### Brief
Without the pictures, print each of the records below exactly as it appears.

### Exercise input
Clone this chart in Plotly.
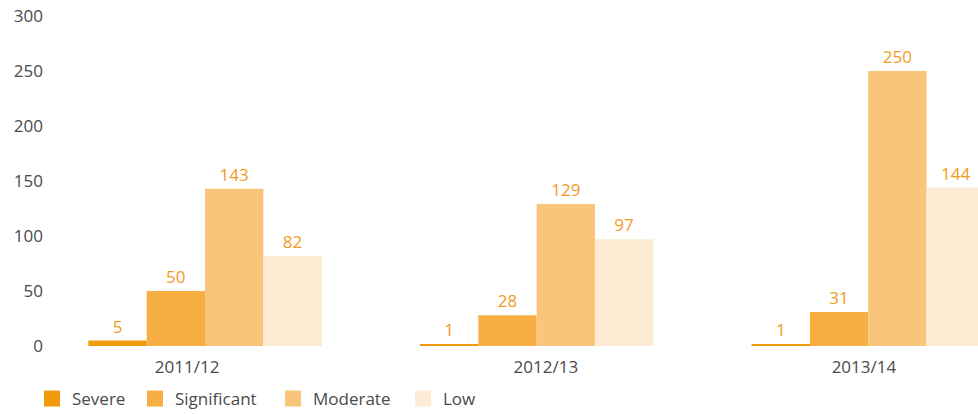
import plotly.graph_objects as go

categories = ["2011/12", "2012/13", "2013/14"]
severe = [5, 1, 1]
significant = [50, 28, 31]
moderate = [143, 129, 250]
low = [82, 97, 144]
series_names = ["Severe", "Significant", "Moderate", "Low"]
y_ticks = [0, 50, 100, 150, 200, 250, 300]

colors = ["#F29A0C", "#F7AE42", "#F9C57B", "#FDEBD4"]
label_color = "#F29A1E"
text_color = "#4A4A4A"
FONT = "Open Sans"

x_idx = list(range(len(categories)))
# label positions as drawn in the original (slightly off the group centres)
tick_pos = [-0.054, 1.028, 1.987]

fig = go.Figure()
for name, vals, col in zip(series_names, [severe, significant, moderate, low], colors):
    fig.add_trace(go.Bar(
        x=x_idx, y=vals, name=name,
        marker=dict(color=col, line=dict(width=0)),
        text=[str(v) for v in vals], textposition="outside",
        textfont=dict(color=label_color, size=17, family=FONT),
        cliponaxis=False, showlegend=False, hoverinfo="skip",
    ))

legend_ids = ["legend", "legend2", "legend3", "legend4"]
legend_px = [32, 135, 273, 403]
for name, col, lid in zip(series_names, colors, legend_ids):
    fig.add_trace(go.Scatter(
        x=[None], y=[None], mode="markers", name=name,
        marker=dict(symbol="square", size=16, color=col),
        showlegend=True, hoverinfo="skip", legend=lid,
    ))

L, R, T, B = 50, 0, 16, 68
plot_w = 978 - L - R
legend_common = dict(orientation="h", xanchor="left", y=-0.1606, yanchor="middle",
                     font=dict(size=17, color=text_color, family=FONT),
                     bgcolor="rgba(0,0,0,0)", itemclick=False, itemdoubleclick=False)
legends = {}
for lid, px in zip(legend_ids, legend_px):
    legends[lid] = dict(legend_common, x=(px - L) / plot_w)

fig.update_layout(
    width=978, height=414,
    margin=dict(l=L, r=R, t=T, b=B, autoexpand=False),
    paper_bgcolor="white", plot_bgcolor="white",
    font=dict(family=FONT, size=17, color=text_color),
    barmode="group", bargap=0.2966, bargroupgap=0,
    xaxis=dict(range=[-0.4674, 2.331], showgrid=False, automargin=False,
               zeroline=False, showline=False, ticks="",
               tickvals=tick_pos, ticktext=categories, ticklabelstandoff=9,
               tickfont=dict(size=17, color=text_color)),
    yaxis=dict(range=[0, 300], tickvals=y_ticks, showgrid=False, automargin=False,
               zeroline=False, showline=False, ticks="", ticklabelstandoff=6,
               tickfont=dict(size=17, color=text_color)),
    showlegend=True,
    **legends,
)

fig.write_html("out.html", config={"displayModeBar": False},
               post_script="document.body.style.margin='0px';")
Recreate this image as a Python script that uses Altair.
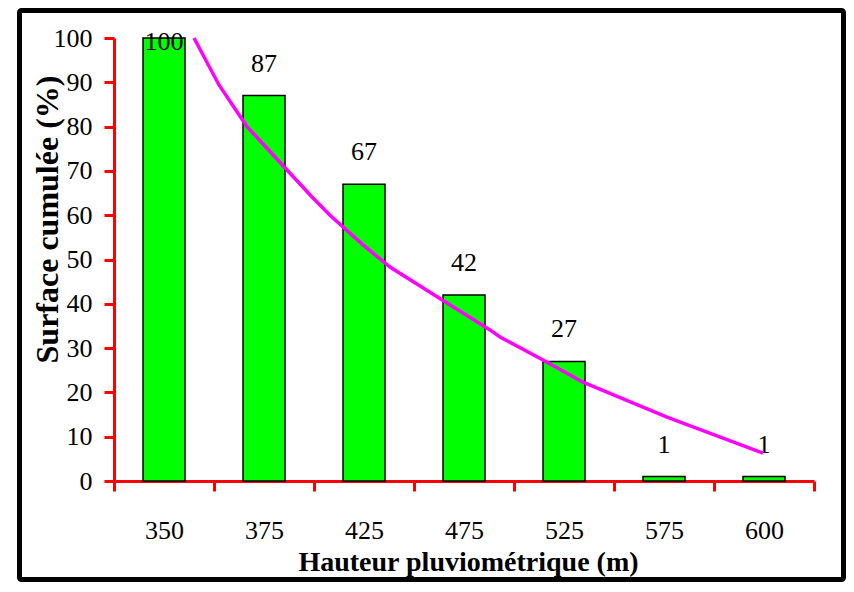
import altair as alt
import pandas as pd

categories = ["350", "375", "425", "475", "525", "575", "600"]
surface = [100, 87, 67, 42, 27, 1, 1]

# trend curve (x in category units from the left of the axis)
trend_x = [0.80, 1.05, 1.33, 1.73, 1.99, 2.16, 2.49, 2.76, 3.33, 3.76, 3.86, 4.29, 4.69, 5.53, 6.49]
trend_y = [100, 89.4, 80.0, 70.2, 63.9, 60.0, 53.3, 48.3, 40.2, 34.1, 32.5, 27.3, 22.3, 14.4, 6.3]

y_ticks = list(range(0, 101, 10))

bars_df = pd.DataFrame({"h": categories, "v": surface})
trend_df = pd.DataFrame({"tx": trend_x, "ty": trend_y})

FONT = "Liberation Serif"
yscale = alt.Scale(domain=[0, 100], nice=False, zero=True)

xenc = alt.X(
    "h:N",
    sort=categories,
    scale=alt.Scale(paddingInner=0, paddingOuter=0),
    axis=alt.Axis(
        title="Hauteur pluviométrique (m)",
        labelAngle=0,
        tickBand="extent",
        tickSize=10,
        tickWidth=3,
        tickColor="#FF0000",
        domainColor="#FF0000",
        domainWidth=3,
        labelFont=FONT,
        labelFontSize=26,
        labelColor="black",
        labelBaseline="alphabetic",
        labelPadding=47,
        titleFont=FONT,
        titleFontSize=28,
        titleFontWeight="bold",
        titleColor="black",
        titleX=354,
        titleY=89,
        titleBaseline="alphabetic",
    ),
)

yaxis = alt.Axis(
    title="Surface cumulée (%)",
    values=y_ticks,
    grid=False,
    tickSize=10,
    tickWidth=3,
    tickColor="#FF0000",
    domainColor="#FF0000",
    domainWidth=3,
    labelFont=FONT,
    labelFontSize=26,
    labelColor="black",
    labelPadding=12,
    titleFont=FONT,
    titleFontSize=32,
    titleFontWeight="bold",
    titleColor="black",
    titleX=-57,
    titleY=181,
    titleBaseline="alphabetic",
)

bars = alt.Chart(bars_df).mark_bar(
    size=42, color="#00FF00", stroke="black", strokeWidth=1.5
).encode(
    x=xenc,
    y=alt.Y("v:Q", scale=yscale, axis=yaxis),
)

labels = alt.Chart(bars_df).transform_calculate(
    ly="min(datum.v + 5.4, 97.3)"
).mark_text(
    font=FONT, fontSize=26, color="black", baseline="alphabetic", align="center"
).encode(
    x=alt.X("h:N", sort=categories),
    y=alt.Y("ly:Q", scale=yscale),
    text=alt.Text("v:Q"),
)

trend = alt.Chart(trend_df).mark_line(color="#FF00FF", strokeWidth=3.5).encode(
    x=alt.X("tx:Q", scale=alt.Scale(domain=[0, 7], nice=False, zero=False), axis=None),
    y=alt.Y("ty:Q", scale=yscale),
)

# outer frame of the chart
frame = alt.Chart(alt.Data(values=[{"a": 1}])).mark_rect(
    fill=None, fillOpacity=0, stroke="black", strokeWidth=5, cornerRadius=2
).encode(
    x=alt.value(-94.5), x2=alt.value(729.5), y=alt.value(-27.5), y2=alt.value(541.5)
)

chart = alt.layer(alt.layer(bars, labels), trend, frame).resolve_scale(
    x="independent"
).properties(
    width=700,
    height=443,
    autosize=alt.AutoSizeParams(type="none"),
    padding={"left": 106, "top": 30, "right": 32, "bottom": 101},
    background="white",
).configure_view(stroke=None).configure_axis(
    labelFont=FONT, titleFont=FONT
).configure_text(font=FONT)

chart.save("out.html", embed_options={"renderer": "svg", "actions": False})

### Answer to the problem
Clone this chart in Plotly.
import plotly.graph_objects as go

categories = ["2011/12", "2012/13", "2013/14"]
severe = [5, 1, 1]
significant = [50, 28, 31]
moderate = [143, 129, 250]
low = [82, 97, 144]
series_names = ["Severe", "Significant", "Moderate", "Low"]
y_ticks = [0, 50, 100, 150, 200, 250, 300]

colors = ["#F29A0C", "#F7AE42", "#F9C57B", "#FDEBD4"]
label_color = "#F29A1E"
text_color = "#4A4A4A"
FONT = "Open Sans"

x_idx = list(range(len(categories)))
# label positions as drawn in the original (slightly off the group centres)
tick_pos = [-0.054, 1.028, 1.987]

fig = go.Figure()
for name, vals, col in zip(series_names, [severe, significant, moderate, low], colors):
    fig.add_trace(go.Bar(
        x=x_idx, y=vals, name=name,
        marker=dict(color=col, line=dict(width=0)),
        text=[str(v) for v in vals], textposition="outside",
        textfont=dict(color=label_color, size=17, family=FONT),
        cliponaxis=False, showlegend=False, hoverinfo="skip",
    ))

legend_ids = ["legend", "legend2", "legend3", "legend4"]
legend_px = [32, 135, 273, 403]
for name, col, lid in zip(series_names, colors, legend_ids):
    fig.add_trace(go.Scatter(
        x=[None], y=[None], mode="markers", name=name,
        marker=dict(symbol="square", size=16, color=col),
        showlegend=True, hoverinfo="skip", legend=lid,
    ))

L, R, T, B = 50, 0, 16, 68
plot_w = 978 - L - R
legend_common = dict(orientation="h", xanchor="left", y=-0.1606, yanchor="middle",
                     font=dict(size=17, color=text_color, family=FONT),
                     bgcolor="rgba(0,0,0,0)", itemclick=False, itemdoubleclick=False)
legends = {}
for lid, px in zip(legend_ids, legend_px):
    legends[lid] = dict(legend_common, x=(px - L) / plot_w)

fig.update_layout(
    width=978, height=414,
    margin=dict(l=L, r=R, t=T, b=B, autoexpand=False),
    paper_bgcolor="white", plot_bgcolor="white",
    font=dict(family=FONT, size=17, color=text_color),
    barmode="group", bargap=0.2966, bargroupgap=0,
    xaxis=dict(range=[-0.4674, 2.331], showgrid=False, automargin=False,
               zeroline=False, showline=False, ticks="",
               tickvals=tick_pos, ticktext=categories, ticklabelstandoff=9,
               tickfont=dict(size=17, color=text_color)),
    yaxis=dict(range=[0, 300], tickvals=y_ticks, showgrid=False, automargin=False,
               zeroline=False, showline=False, ticks="", ticklabelstandoff=6,
               tickfont=dict(size=17, color=text_color)),
    showlegend=True,
    **legends,
)

fig.write_html("out.html", config={"displayModeBar": False},
               post_script="document.body.style.margin='0px';")
Recreate this image as a Python script that uses Altair.
import altair as alt
import pandas as pd

categories = ["350", "375", "425", "475", "525", "575", "600"]
surface = [100, 87, 67, 42, 27, 1, 1]

# trend curve (x in category units from the left of the axis)
trend_x = [0.80, 1.05, 1.33, 1.73, 1.99, 2.16, 2.49, 2.76, 3.33, 3.76, 3.86, 4.29, 4.69, 5.53, 6.49]
trend_y = [100, 89.4, 80.0, 70.2, 63.9, 60.0, 53.3, 48.3, 40.2, 34.1, 32.5, 27.3, 22.3, 14.4, 6.3]

y_ticks = list(range(0, 101, 10))

bars_df = pd.DataFrame({"h": categories, "v": surface})
trend_df = pd.DataFrame({"tx": trend_x, "ty": trend_y})

FONT = "Liberation Serif"
yscale = alt.Scale(domain=[0, 100], nice=False, zero=True)

xenc = alt.X(
    "h:N",
    sort=categories,
    scale=alt.Scale(paddingInner=0, paddingOuter=0),
    axis=alt.Axis(
        title="Hauteur pluviométrique (m)",
        labelAngle=0,
        tickBand="extent",
        tickSize=10,
        tickWidth=3,
        tickColor="#FF0000",
        domainColor="#FF0000",
        domainWidth=3,
        labelFont=FONT,
        labelFontSize=26,
        labelColor="black",
        labelBaseline="alphabetic",
        labelPadding=47,
        titleFont=FONT,
        titleFontSize=28,
        titleFontWeight="bold",
        titleColor="black",
        titleX=354,
        titleY=89,
        titleBaseline="alphabetic",
    ),
)

yaxis = alt.Axis(
    title="Surface cumulée (%)",
    values=y_ticks,
    grid=False,
    tickSize=10,
    tickWidth=3,
    tickColor="#FF0000",
    domainColor="#FF0000",
    domainWidth=3,
    labelFont=FONT,
    labelFontSize=26,
    labelColor="black",
    labelPadding=12,
    titleFont=FONT,
    titleFontSize=32,
    titleFontWeight="bold",
    titleColor="black",
    titleX=-57,
    titleY=181,
    titleBaseline="alphabetic",
)

bars = alt.Chart(bars_df).mark_bar(
    size=42, color="#00FF00", stroke="black", strokeWidth=1.5
).encode(
    x=xenc,
    y=alt.Y("v:Q", scale=yscale, axis=yaxis),
)

labels = alt.Chart(bars_df).transform_calculate(
    ly="min(datum.v + 5.4, 97.3)"
).mark_text(
    font=FONT, fontSize=26, color="black", baseline="alphabetic", align="center"
).encode(
    x=alt.X("h:N", sort=categories),
    y=alt.Y("ly:Q", scale=yscale),
    text=alt.Text("v:Q"),
)

trend = alt.Chart(trend_df).mark_line(color="#FF00FF", strokeWidth=3.5).encode(
    x=alt.X("tx:Q", scale=alt.Scale(domain=[0, 7], nice=False, zero=False), axis=None),
    y=alt.Y("ty:Q", scale=yscale),
)

# outer frame of the chart
frame = alt.Chart(alt.Data(values=[{"a": 1}])).mark_rect(
    fill=None, fillOpacity=0, stroke="black", strokeWidth=5, cornerRadius=2
).encode(
    x=alt.value(-94.5), x2=alt.value(729.5), y=alt.value(-27.5), y2=alt.value(541.5)
)

chart = alt.layer(alt.layer(bars, labels), trend, frame).resolve_scale(
    x="independent"
).properties(
    width=700,
    height=443,
    autosize=alt.AutoSizeParams(type="none"),
    padding={"left": 106, "top": 30, "right": 32, "bottom": 101},
    background="white",
).configure_view(stroke=None).configure_axis(
    labelFont=FONT, titleFont=FONT
).configure_text(font=FONT)

chart.save("out.html", embed_options={"renderer": "svg", "actions": False})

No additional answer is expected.